=== What you need to do ===
In the listing below, pick out lines with "this".

* start Data shown *

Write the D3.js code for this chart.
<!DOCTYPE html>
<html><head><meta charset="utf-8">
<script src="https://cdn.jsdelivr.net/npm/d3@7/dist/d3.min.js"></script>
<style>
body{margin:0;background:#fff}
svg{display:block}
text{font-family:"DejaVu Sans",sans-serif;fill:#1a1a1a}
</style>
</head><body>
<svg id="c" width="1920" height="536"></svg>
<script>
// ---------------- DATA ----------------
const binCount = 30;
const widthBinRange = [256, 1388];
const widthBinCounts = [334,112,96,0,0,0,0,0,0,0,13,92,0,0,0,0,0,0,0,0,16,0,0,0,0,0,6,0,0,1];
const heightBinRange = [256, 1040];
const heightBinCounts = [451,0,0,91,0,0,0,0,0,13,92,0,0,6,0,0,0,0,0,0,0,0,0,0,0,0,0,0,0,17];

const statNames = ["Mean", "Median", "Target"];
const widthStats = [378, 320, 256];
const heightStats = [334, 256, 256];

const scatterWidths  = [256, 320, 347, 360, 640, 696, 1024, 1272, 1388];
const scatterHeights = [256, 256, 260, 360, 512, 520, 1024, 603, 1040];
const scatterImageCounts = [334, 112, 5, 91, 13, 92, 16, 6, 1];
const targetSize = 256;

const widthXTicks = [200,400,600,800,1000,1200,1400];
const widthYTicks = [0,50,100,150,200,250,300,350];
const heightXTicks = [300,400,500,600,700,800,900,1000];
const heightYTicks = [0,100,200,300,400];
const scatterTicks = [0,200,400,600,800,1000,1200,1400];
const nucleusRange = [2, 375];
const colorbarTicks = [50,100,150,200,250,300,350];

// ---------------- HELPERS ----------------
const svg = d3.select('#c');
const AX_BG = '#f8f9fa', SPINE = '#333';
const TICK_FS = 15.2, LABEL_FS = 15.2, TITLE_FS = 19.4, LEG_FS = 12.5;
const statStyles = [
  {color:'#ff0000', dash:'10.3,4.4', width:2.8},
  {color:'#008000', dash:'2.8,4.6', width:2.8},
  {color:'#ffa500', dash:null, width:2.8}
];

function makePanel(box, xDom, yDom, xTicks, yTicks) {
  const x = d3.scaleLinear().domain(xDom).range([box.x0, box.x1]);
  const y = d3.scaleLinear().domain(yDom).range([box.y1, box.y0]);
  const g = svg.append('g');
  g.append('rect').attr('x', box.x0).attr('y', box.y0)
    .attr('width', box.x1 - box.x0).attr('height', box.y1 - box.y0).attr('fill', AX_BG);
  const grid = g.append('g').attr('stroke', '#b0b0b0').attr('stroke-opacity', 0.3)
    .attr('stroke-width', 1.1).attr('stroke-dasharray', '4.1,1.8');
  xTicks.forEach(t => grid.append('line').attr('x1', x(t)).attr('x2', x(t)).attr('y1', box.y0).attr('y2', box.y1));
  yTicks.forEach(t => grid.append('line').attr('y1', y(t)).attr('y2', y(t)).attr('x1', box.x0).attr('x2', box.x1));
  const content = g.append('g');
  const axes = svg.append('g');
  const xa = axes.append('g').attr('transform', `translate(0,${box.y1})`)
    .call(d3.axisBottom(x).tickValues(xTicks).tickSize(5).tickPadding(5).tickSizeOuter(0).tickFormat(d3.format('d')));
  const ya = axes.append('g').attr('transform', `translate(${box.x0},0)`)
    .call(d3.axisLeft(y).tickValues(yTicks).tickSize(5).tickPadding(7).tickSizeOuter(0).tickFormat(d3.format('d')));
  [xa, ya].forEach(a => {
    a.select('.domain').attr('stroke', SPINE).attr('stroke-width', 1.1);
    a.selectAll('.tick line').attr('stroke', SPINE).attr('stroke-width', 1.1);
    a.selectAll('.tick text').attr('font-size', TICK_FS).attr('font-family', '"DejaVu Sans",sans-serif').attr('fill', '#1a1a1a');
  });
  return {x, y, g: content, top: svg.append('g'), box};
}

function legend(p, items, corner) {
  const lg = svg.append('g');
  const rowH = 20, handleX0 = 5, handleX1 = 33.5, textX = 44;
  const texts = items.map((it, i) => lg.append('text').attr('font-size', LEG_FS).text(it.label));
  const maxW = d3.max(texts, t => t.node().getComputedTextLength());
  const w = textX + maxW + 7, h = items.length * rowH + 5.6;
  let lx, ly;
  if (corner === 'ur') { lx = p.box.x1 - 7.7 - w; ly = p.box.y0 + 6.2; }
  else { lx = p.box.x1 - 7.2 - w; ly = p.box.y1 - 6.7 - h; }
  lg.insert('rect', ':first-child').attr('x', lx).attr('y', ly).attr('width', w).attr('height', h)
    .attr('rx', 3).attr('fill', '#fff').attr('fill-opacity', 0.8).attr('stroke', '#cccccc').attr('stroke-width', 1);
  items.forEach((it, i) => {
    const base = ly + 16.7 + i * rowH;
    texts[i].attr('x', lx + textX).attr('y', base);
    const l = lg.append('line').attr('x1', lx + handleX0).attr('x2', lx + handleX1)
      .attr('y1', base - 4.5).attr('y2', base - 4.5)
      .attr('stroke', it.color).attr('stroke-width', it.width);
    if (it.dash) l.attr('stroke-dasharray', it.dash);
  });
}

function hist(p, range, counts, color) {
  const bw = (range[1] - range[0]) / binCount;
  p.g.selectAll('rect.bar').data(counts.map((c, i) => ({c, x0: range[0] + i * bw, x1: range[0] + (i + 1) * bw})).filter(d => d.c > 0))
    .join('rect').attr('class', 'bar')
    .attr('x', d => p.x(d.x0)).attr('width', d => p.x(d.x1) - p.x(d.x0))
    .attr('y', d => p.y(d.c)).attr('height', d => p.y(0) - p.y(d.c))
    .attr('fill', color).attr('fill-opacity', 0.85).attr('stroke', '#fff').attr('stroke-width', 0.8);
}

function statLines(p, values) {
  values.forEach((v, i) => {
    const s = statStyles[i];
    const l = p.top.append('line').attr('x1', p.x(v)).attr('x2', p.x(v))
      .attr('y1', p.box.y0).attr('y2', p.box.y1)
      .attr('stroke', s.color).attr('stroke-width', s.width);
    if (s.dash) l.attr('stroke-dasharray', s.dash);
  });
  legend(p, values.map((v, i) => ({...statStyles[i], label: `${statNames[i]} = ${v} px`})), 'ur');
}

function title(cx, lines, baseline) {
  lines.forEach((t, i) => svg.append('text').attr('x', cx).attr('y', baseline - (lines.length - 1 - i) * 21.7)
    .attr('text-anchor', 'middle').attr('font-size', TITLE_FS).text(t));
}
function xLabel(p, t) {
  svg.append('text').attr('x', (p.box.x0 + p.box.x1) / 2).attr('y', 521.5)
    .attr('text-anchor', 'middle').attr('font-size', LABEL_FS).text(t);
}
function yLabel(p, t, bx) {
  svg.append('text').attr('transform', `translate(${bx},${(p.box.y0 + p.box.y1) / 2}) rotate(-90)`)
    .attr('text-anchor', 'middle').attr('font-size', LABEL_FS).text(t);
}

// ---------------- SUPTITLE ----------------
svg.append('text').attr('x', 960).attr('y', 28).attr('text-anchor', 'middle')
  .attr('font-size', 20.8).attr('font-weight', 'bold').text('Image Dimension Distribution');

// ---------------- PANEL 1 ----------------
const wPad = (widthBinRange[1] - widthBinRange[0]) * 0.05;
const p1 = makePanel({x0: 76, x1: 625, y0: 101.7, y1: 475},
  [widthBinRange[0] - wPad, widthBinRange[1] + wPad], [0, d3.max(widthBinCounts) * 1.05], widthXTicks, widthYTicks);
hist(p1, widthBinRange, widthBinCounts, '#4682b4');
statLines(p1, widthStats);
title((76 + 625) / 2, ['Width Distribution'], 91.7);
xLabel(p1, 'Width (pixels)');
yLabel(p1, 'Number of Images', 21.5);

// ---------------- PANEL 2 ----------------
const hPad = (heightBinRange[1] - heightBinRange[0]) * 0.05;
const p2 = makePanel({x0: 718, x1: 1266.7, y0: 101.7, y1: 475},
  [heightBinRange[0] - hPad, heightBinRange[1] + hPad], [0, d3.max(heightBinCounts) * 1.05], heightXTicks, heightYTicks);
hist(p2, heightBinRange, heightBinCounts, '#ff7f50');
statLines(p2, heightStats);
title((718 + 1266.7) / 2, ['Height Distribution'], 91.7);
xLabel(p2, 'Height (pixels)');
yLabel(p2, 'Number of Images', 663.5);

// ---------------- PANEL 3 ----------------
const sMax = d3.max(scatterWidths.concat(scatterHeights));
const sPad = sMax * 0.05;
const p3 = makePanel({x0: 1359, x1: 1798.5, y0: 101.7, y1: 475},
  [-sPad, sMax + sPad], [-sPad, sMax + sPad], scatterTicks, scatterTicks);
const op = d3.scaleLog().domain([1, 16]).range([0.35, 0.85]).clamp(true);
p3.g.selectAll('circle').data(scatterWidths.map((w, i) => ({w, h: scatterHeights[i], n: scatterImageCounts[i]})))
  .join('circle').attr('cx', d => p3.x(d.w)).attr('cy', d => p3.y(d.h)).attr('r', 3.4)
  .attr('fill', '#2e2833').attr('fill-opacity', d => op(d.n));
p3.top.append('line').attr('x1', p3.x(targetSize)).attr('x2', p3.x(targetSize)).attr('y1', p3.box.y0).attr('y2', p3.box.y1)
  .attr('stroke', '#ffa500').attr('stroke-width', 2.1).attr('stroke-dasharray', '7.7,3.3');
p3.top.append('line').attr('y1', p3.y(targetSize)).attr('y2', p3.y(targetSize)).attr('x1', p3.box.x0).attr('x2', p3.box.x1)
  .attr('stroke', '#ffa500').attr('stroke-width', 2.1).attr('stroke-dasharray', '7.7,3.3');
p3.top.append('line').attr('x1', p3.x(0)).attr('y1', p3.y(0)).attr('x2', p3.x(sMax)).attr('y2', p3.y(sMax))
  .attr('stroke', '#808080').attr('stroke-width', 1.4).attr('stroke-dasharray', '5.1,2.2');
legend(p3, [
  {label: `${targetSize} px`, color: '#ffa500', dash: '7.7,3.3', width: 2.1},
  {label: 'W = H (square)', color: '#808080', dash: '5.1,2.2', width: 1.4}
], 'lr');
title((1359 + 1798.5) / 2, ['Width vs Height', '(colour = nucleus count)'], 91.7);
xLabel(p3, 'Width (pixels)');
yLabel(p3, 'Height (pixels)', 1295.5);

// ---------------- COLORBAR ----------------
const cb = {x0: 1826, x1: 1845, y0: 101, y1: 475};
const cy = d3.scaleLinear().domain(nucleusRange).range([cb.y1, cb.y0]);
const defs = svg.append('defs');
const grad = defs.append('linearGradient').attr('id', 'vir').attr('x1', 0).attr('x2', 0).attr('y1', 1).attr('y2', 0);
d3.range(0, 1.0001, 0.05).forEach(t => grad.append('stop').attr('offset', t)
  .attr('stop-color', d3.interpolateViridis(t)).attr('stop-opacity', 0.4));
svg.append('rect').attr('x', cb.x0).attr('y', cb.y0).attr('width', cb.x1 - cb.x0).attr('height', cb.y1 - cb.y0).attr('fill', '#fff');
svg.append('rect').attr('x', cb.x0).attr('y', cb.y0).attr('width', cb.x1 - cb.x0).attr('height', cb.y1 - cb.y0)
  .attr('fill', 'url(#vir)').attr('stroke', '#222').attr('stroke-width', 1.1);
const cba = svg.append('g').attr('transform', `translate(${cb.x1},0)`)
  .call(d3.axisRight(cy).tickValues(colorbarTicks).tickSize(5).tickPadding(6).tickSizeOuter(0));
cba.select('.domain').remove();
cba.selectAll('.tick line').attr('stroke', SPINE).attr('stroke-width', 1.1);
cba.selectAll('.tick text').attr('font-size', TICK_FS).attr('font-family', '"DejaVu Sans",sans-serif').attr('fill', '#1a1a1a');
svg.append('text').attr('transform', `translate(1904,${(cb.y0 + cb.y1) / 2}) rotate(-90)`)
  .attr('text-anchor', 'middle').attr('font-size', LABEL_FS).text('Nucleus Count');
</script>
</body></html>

* end Data shown *
* start Data shown *

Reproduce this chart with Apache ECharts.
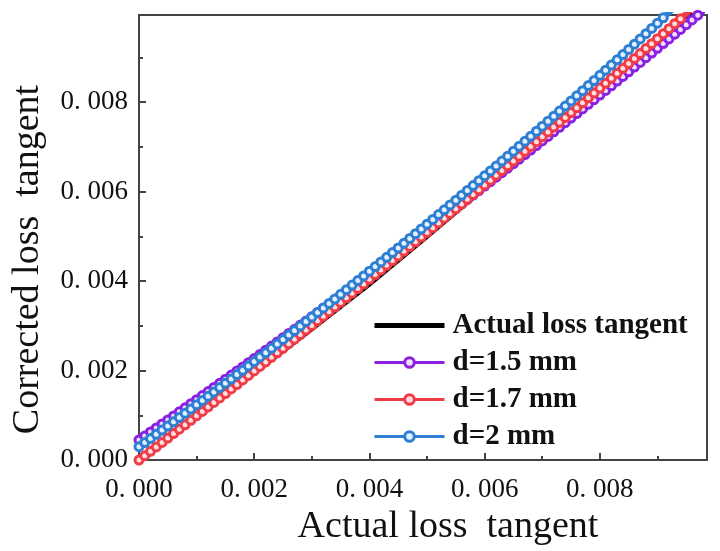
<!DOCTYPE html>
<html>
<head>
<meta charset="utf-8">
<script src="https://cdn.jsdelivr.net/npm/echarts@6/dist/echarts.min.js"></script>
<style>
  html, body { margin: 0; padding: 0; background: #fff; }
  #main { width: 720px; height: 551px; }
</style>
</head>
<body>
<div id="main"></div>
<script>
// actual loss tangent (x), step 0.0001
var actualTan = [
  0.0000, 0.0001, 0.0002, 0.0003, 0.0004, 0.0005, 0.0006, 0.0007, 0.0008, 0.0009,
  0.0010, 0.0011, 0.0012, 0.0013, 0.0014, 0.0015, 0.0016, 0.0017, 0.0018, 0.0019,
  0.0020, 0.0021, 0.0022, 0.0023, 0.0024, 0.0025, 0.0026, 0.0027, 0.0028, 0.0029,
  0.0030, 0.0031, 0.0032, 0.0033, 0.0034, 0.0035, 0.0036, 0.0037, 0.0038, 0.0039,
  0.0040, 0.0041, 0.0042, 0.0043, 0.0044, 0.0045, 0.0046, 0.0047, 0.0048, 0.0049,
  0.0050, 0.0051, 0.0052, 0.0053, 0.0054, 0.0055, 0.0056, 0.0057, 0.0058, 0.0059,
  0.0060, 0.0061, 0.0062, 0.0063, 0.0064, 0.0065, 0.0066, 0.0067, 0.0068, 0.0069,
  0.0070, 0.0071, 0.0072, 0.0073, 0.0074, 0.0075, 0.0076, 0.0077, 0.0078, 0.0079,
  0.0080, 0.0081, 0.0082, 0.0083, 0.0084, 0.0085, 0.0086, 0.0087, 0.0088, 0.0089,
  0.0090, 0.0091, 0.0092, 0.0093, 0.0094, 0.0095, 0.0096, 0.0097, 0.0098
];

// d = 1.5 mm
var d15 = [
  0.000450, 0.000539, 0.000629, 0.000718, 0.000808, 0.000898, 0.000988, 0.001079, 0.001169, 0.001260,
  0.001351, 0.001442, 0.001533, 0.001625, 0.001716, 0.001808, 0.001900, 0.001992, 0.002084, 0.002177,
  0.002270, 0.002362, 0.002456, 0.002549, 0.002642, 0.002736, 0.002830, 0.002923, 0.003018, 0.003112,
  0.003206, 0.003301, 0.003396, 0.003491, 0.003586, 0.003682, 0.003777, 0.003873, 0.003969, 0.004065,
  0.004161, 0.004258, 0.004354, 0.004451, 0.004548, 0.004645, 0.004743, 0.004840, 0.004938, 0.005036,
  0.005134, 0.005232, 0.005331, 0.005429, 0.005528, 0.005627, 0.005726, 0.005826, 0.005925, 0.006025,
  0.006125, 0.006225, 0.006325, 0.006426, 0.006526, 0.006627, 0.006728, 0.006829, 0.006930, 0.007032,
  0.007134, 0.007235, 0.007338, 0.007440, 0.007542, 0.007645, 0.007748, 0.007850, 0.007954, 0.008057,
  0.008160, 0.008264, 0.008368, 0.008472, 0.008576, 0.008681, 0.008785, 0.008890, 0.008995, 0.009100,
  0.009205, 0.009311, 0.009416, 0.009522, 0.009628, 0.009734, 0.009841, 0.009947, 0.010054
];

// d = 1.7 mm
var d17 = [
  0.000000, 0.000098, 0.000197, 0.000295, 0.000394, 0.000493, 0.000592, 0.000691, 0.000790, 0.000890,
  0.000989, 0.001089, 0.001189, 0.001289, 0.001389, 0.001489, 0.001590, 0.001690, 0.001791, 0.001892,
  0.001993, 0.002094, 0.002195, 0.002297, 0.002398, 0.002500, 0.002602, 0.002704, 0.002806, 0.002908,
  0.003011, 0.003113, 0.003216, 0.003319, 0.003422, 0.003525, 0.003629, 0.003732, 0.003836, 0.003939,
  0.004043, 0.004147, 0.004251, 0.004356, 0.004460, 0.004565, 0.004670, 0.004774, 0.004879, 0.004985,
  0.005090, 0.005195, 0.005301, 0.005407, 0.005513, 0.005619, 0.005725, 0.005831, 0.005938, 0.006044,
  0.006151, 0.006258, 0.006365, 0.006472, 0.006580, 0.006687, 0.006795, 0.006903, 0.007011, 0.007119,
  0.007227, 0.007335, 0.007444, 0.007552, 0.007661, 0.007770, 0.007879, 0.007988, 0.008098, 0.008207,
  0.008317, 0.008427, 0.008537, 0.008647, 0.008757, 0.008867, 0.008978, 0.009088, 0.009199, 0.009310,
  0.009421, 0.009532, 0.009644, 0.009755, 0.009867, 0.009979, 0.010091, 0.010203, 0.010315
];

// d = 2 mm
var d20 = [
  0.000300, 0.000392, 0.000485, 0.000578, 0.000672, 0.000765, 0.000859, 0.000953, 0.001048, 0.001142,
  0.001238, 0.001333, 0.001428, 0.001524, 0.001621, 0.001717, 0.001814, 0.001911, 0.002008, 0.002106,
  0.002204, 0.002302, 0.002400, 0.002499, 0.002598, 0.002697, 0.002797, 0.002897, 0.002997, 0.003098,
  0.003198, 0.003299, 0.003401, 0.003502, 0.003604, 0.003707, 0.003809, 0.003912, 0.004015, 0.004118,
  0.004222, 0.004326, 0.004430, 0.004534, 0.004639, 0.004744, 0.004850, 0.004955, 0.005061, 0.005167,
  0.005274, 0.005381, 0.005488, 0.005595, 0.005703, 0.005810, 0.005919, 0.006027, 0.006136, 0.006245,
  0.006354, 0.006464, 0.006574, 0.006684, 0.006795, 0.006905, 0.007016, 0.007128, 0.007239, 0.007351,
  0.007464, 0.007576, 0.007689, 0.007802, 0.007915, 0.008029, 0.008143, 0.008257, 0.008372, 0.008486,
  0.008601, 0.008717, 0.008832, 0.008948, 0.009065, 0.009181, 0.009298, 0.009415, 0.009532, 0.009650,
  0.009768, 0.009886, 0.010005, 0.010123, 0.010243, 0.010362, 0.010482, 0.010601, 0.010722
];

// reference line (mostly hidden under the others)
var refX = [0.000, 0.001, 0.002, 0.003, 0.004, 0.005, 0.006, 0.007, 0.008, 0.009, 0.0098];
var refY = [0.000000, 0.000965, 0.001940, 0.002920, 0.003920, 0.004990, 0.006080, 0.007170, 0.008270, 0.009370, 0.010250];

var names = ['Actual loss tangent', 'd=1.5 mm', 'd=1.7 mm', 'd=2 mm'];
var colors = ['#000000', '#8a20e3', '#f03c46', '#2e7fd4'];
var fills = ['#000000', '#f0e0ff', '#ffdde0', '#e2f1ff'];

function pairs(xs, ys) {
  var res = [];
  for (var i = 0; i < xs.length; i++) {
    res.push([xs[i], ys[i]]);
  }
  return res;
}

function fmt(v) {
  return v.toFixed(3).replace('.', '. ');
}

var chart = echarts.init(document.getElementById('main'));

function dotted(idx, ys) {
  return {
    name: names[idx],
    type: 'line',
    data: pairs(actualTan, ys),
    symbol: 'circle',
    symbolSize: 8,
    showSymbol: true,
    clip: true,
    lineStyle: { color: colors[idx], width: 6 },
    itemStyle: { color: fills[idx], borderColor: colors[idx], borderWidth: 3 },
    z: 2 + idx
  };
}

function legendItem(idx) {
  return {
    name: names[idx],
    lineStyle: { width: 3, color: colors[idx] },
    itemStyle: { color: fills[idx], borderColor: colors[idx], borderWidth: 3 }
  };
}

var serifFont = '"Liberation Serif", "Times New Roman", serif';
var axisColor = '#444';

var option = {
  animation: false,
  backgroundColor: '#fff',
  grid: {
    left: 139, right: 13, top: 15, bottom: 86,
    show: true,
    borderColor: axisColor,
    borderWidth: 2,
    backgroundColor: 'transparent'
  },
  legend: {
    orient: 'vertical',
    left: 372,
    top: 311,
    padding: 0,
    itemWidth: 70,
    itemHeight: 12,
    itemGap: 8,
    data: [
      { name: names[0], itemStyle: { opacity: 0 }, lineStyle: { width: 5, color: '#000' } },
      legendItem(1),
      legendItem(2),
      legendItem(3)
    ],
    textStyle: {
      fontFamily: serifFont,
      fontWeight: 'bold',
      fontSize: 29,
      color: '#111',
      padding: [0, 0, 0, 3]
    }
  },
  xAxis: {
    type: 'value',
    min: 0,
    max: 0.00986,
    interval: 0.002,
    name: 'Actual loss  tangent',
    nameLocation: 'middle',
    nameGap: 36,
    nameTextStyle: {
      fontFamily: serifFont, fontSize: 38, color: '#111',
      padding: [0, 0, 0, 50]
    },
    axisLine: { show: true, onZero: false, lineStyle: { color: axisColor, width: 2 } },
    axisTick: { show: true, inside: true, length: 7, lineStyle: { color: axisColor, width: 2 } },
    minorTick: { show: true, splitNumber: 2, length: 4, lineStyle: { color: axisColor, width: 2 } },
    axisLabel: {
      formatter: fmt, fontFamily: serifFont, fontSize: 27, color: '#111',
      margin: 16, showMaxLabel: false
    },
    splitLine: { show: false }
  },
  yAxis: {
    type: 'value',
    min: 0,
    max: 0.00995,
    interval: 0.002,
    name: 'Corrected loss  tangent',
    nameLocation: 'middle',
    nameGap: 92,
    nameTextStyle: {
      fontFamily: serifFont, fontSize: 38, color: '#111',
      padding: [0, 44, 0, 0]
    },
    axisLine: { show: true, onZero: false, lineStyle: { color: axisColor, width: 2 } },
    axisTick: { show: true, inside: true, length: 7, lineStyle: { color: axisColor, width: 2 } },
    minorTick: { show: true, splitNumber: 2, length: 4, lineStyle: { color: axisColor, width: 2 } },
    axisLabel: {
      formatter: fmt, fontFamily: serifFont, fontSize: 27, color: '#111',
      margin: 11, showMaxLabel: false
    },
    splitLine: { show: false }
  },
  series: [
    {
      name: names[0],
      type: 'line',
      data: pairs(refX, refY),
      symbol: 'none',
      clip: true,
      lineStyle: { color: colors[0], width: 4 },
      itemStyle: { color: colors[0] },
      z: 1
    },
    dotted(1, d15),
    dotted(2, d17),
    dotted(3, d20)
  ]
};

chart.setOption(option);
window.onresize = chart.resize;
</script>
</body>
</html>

* end Data shown *

=== Answer for the task ===
Write the D3.js code for this chart.
Reproduce this chart with Apache ECharts.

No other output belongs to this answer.